Here, the judgments entered were: $5,012.44 for Mr. Gonzalez, $6,254.75 for Mr. Morales, and $7,228.49 for Mr. Roblero, for a total award of $18,495.68. To this, by the terms of the offer, the court must add reasonable attorneys' fees and costs incurred prior to the Offer of Judgment.*fn15 Up to and including March 18, 2009, Plaintiffs' counsel incurred reasonable fees of $10,470 (49.4 hours at $200, 1.6 hours at $350, and .2 at $150), and costs of $613.30, for a total of $11,083.30. Added to the judgment, this totals $29,578.98, surpassing the $25,000 Offer of Judgment.


As explained in this Memorandum, I have reduced Mr.
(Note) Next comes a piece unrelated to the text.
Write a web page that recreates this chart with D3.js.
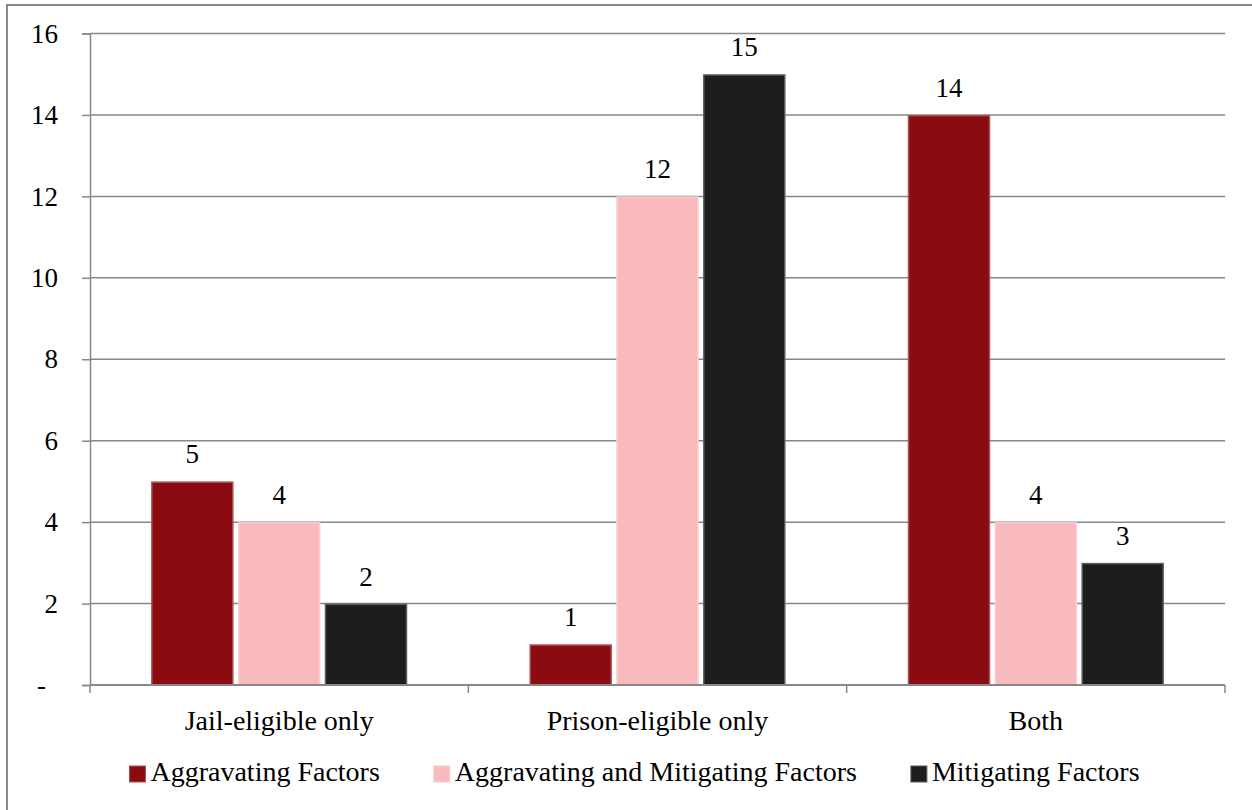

Santillo's hours by 11.6, Mr. Winebrake's hours by 7.8, reduced the billing rate for 22.3 of Mr. Santillo's hours by $50, and 1.2 hours by $100. Additionally, I have reduced the rate at which each attorney bills by $75 based on Mr. Santillo's representations to defense counsel and the arbitration panel. Despite the objection to such reduction in the Reply, by counsel's own representation, these rates were found reasonable by the Judge Caputo in the Middle District of Pennsylvania. I will hold counsel to their earlier representations.

Additionally, I find that the judgment entered, including a reasonable attorneys' fee (calculated by the court) and costs to the date of the Offer of Judgment exceeds the Offer of Judgment. Thus the Offer of Judgment has no effect on the calculation of cost or fees.

Consistent with this Memorandum, I will Amend the Judgment entered in this case to include $73,195 for attorneys fees and $2,871.78 for costs.


AND NOW, this 18th day of August, 2010, upon consideration of the judgment previously entered in the case, the Motion for Attorneys' Fees and Costs, the response, and reply, and for the reasons stated in the accompanying Memorandum, IT IS HEREBY ORDERED that the Petition for Attorneys' Fees is GRANTED WITH MODIFICATION, the Defendant's Request for certain reductions to the requested hours is GRANTED IN PART, and the Defendant's Request for a reduction in the rates charged by counsel is GRANTED.

1. Plaintiffs are awarded $73,195 in attorneys' fees.

2. Plaintiffs are awarded $2,871.78 in costs.